Source code of charts
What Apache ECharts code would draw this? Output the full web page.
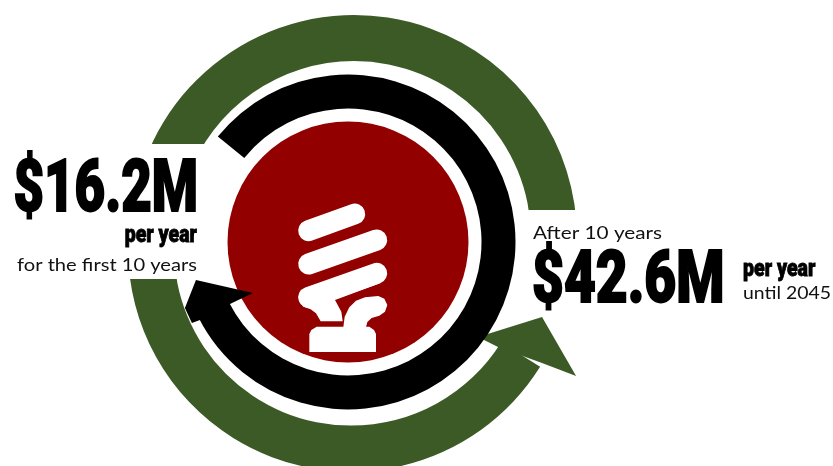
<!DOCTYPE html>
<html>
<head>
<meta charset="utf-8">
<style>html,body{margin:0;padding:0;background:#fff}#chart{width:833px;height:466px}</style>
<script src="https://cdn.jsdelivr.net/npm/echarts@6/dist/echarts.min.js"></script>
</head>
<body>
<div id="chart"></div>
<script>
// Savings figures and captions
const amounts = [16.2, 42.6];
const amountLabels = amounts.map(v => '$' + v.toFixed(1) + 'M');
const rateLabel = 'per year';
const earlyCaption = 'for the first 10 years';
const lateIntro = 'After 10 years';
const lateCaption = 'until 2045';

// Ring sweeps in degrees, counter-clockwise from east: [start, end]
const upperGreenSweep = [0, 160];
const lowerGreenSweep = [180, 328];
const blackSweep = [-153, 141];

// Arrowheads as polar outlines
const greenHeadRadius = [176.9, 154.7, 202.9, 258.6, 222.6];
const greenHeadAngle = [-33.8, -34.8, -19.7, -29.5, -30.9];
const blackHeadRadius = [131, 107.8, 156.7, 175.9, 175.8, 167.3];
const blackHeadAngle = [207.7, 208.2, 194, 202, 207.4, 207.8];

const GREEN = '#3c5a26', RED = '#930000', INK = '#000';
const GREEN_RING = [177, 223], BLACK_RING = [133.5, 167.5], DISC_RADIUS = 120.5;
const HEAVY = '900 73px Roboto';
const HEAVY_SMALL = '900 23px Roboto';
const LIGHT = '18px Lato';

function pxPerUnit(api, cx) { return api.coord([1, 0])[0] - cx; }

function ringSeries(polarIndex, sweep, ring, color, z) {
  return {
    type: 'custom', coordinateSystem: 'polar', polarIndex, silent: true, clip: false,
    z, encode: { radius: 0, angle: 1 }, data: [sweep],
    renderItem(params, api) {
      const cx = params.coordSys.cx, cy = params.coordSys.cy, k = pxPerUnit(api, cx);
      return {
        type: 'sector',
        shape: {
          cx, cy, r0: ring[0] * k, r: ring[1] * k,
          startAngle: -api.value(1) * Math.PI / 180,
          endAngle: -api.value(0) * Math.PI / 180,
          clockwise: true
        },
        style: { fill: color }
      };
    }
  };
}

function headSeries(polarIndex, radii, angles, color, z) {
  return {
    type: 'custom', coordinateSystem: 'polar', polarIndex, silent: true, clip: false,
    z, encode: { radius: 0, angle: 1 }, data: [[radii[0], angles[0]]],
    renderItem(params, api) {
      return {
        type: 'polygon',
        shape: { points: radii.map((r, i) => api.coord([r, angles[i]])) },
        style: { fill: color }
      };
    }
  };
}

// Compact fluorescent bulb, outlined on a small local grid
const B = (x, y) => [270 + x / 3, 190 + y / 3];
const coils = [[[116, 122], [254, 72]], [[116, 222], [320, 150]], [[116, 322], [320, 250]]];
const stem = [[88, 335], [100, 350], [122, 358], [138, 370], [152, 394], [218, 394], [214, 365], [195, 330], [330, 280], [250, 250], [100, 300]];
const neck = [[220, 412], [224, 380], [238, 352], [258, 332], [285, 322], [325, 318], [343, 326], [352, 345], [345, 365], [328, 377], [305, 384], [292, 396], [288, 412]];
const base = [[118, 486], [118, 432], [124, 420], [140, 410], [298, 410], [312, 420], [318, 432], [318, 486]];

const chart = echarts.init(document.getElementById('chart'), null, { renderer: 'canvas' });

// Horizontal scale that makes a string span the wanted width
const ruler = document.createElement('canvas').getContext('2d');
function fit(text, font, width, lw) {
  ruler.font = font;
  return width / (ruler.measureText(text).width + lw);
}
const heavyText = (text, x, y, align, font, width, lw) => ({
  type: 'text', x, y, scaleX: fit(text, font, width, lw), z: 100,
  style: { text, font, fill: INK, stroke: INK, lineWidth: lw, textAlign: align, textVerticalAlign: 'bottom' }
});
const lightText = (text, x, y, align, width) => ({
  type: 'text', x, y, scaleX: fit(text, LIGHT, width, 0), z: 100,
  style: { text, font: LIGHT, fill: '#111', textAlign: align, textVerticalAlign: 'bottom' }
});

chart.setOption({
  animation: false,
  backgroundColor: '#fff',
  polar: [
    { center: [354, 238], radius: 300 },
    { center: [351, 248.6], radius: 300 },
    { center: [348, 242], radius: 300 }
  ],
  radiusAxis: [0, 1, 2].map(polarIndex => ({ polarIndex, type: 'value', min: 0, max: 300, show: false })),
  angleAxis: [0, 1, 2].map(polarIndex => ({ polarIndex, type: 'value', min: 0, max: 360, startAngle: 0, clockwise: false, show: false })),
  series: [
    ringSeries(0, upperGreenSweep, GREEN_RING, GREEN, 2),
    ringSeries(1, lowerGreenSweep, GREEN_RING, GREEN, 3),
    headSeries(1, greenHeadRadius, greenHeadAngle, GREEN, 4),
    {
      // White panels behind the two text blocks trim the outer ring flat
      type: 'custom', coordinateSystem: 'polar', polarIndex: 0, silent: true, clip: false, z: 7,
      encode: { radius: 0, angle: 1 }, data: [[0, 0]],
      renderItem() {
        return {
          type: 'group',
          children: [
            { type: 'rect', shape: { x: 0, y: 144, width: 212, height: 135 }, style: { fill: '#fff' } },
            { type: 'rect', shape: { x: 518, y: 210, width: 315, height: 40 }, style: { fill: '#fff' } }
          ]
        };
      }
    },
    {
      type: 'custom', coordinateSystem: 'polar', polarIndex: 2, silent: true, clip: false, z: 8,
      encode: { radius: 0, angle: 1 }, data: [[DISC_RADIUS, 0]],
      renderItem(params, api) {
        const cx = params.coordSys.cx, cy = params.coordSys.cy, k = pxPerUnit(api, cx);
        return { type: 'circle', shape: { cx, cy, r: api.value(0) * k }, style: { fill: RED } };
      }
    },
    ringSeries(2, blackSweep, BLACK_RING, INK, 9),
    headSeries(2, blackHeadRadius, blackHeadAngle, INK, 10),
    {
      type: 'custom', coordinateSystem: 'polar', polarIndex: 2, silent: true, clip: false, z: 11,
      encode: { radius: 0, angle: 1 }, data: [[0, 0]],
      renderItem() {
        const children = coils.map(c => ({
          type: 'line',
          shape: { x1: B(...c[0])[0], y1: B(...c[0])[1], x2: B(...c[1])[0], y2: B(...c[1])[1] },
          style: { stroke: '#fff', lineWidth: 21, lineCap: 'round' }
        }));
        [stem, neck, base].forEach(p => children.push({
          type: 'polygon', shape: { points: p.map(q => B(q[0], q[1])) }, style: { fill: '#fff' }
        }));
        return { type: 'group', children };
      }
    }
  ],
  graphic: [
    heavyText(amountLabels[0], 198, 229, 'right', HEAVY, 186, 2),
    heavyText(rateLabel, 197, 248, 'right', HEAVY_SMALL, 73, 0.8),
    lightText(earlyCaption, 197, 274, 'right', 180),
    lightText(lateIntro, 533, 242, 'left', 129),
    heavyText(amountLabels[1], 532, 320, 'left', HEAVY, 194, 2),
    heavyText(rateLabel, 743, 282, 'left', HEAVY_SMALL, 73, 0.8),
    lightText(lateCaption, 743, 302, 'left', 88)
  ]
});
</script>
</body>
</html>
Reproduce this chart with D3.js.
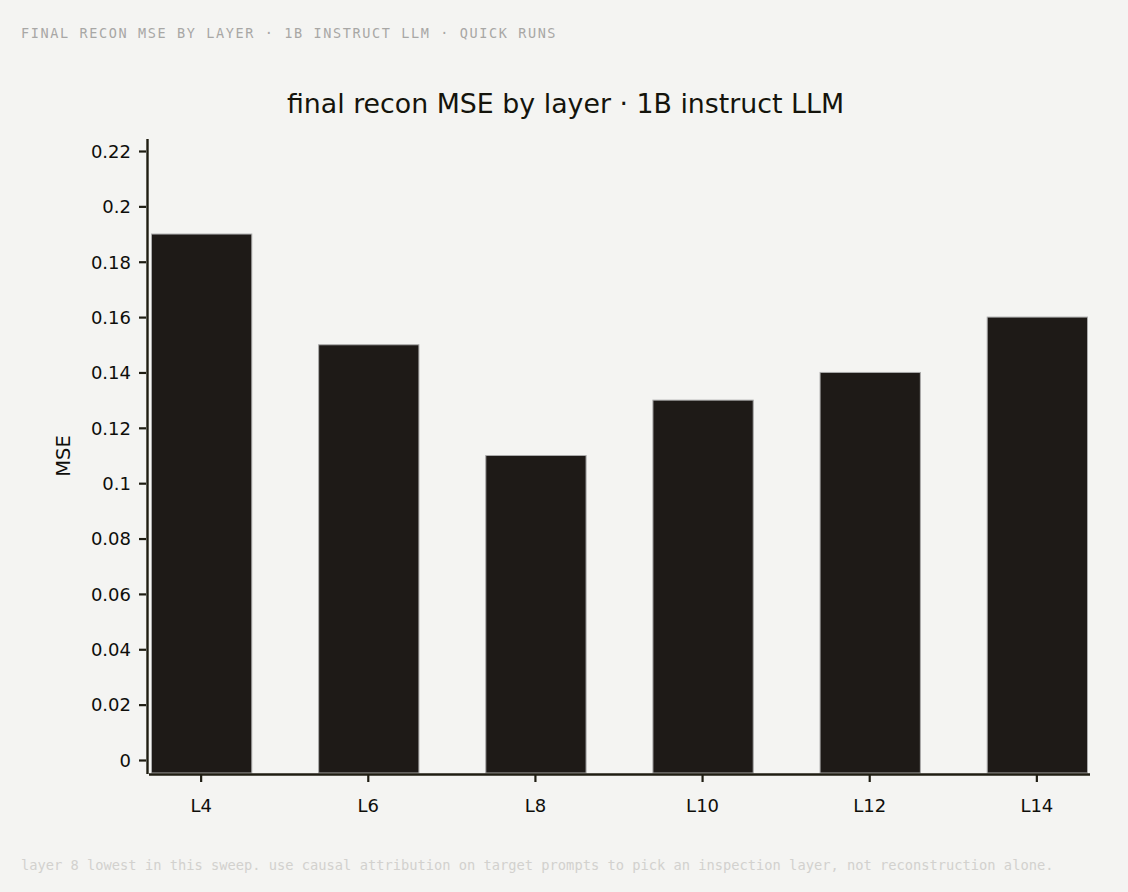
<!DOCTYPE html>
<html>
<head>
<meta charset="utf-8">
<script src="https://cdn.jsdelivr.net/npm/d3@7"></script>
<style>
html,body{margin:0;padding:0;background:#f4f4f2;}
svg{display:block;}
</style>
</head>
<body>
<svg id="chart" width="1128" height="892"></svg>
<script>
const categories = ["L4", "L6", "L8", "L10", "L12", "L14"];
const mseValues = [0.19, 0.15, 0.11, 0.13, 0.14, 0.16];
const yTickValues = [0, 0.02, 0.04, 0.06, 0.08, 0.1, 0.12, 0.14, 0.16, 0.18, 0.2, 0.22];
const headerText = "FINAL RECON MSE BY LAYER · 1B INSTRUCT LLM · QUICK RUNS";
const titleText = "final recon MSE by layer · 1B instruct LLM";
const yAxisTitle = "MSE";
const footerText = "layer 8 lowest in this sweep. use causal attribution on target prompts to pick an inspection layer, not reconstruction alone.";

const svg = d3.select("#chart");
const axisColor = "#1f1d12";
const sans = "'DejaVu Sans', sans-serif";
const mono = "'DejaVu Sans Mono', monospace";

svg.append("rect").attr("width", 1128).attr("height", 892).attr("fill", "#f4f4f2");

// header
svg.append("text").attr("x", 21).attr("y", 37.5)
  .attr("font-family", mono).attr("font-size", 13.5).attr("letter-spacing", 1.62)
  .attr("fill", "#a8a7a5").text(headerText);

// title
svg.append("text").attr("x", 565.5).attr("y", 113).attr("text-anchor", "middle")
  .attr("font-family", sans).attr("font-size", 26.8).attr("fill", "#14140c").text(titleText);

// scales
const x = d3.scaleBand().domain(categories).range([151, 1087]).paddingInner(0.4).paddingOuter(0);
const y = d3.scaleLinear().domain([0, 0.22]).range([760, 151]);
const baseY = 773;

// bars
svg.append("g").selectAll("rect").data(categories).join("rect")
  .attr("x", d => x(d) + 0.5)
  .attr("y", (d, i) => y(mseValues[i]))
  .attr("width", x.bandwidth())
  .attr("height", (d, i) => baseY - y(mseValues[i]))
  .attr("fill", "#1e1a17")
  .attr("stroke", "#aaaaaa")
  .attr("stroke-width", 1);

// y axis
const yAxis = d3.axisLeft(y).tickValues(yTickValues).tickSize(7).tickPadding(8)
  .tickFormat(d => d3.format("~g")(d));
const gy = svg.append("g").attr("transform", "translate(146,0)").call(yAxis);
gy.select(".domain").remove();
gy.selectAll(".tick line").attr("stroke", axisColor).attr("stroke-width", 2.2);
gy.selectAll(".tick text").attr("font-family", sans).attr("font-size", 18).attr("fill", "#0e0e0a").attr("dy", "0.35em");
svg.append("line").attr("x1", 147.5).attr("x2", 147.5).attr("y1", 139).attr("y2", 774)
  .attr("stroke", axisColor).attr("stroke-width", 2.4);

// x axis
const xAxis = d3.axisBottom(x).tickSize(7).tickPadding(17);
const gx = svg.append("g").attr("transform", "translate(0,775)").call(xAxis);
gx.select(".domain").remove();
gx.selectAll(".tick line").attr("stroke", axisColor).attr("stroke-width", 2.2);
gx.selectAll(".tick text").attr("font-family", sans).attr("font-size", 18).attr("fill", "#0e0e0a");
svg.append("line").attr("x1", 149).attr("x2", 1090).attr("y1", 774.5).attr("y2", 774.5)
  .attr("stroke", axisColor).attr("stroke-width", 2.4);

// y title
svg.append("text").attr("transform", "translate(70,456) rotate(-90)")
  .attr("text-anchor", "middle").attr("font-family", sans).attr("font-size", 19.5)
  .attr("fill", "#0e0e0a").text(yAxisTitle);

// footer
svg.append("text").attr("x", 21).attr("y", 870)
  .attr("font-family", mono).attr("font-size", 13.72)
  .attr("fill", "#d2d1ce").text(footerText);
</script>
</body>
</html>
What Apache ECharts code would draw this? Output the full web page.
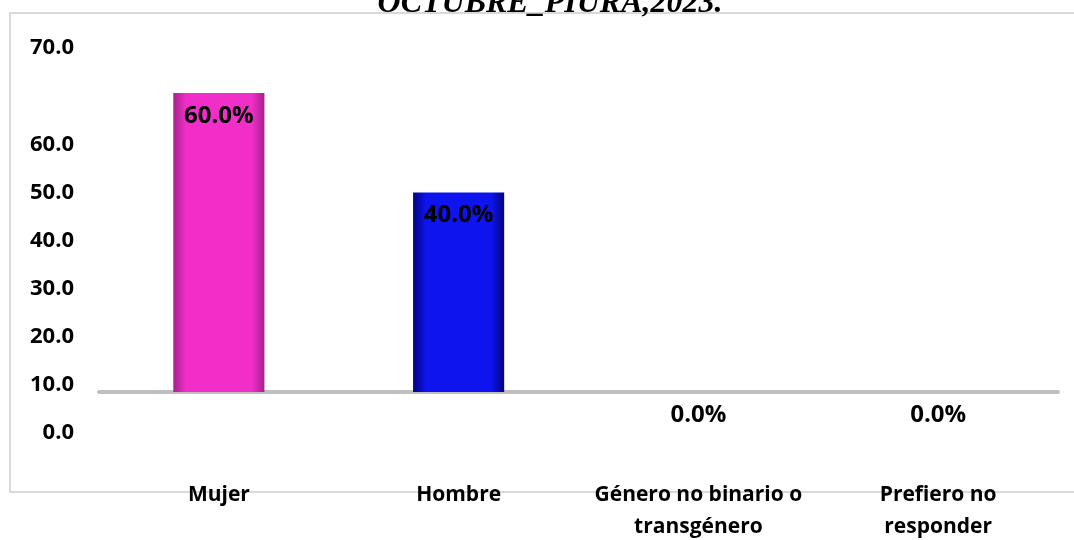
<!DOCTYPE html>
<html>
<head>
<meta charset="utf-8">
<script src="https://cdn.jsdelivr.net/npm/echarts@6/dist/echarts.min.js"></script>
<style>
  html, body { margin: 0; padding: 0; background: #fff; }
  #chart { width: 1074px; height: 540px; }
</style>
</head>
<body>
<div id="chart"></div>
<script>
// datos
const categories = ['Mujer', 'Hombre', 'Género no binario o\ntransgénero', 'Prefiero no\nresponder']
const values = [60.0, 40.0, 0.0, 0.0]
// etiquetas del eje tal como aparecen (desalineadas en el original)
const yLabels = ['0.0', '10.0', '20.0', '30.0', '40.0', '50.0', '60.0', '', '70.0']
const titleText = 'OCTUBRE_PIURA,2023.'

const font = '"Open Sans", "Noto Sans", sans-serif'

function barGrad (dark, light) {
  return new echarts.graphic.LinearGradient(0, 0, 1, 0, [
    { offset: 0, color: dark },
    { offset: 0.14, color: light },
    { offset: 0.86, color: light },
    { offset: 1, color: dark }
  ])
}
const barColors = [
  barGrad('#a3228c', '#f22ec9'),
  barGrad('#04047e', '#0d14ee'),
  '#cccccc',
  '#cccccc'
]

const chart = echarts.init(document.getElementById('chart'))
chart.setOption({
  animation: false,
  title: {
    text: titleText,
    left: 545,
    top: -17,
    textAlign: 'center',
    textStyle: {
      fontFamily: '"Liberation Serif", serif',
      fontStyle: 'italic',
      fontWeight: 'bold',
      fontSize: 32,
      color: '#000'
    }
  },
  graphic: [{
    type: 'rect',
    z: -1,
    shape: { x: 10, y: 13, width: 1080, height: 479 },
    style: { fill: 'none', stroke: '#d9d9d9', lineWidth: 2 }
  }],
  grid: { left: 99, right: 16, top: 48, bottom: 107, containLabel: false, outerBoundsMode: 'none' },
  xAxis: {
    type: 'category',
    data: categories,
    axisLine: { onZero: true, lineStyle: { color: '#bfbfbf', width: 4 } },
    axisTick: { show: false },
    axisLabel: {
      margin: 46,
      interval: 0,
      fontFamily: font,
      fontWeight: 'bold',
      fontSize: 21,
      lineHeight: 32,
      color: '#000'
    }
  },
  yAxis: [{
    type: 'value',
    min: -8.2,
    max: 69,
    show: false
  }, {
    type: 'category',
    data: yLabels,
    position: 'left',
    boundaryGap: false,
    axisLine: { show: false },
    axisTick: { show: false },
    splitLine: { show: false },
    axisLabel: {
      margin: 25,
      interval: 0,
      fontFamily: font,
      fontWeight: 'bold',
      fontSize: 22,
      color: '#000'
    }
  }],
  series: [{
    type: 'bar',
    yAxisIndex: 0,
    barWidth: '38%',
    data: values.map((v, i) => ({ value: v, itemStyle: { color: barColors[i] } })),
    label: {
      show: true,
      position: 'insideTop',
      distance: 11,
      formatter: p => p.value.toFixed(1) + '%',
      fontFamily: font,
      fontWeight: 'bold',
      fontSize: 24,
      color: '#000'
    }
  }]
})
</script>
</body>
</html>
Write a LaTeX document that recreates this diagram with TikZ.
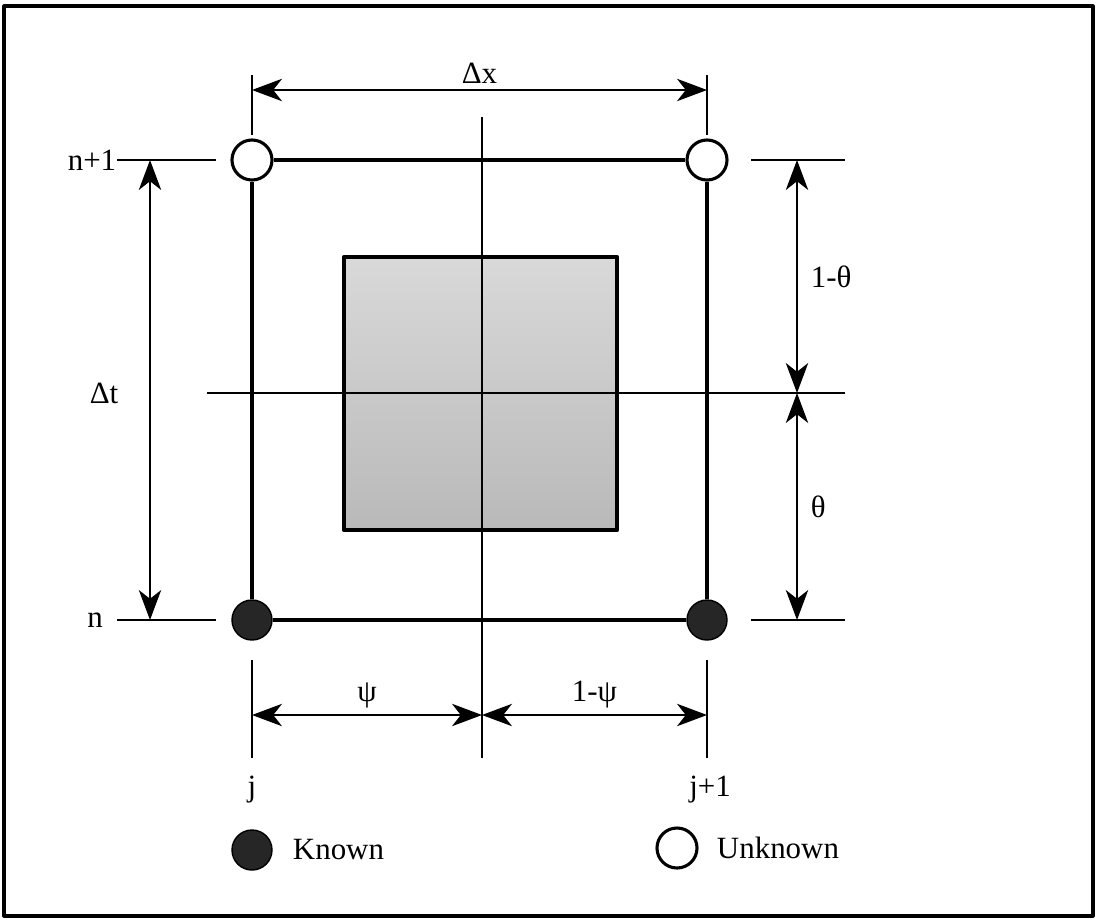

▶ _PROBLEM DESCRIPTION_
Write out again, exactly, the lines from the start of the listing up to the line containing "const lateCaption = 'until 2045';", with both ends and without pictures.

▶ _RESULT OF THIS TASK_
What Apache ECharts code would draw this? Output the full web page.
<!DOCTYPE html>
<html>
<head>
<meta charset="utf-8">
<style>html,body{margin:0;padding:0;background:#fff}#chart{width:833px;height:466px}</style>
<script src="https://cdn.jsdelivr.net/npm/echarts@6/dist/echarts.min.js"></script>
</head>
<body>
<div id="chart"></div>
<script>
// Savings figures and captions
const amounts = [16.2, 42.6];
const amountLabels = amounts.map(v => '$' + v.toFixed(1) + 'M');
const rateLabel = 'per year';
const earlyCaption = 'for the first 10 years';
const lateIntro = 'After 10 years';
const lateCaption = 'until 2045';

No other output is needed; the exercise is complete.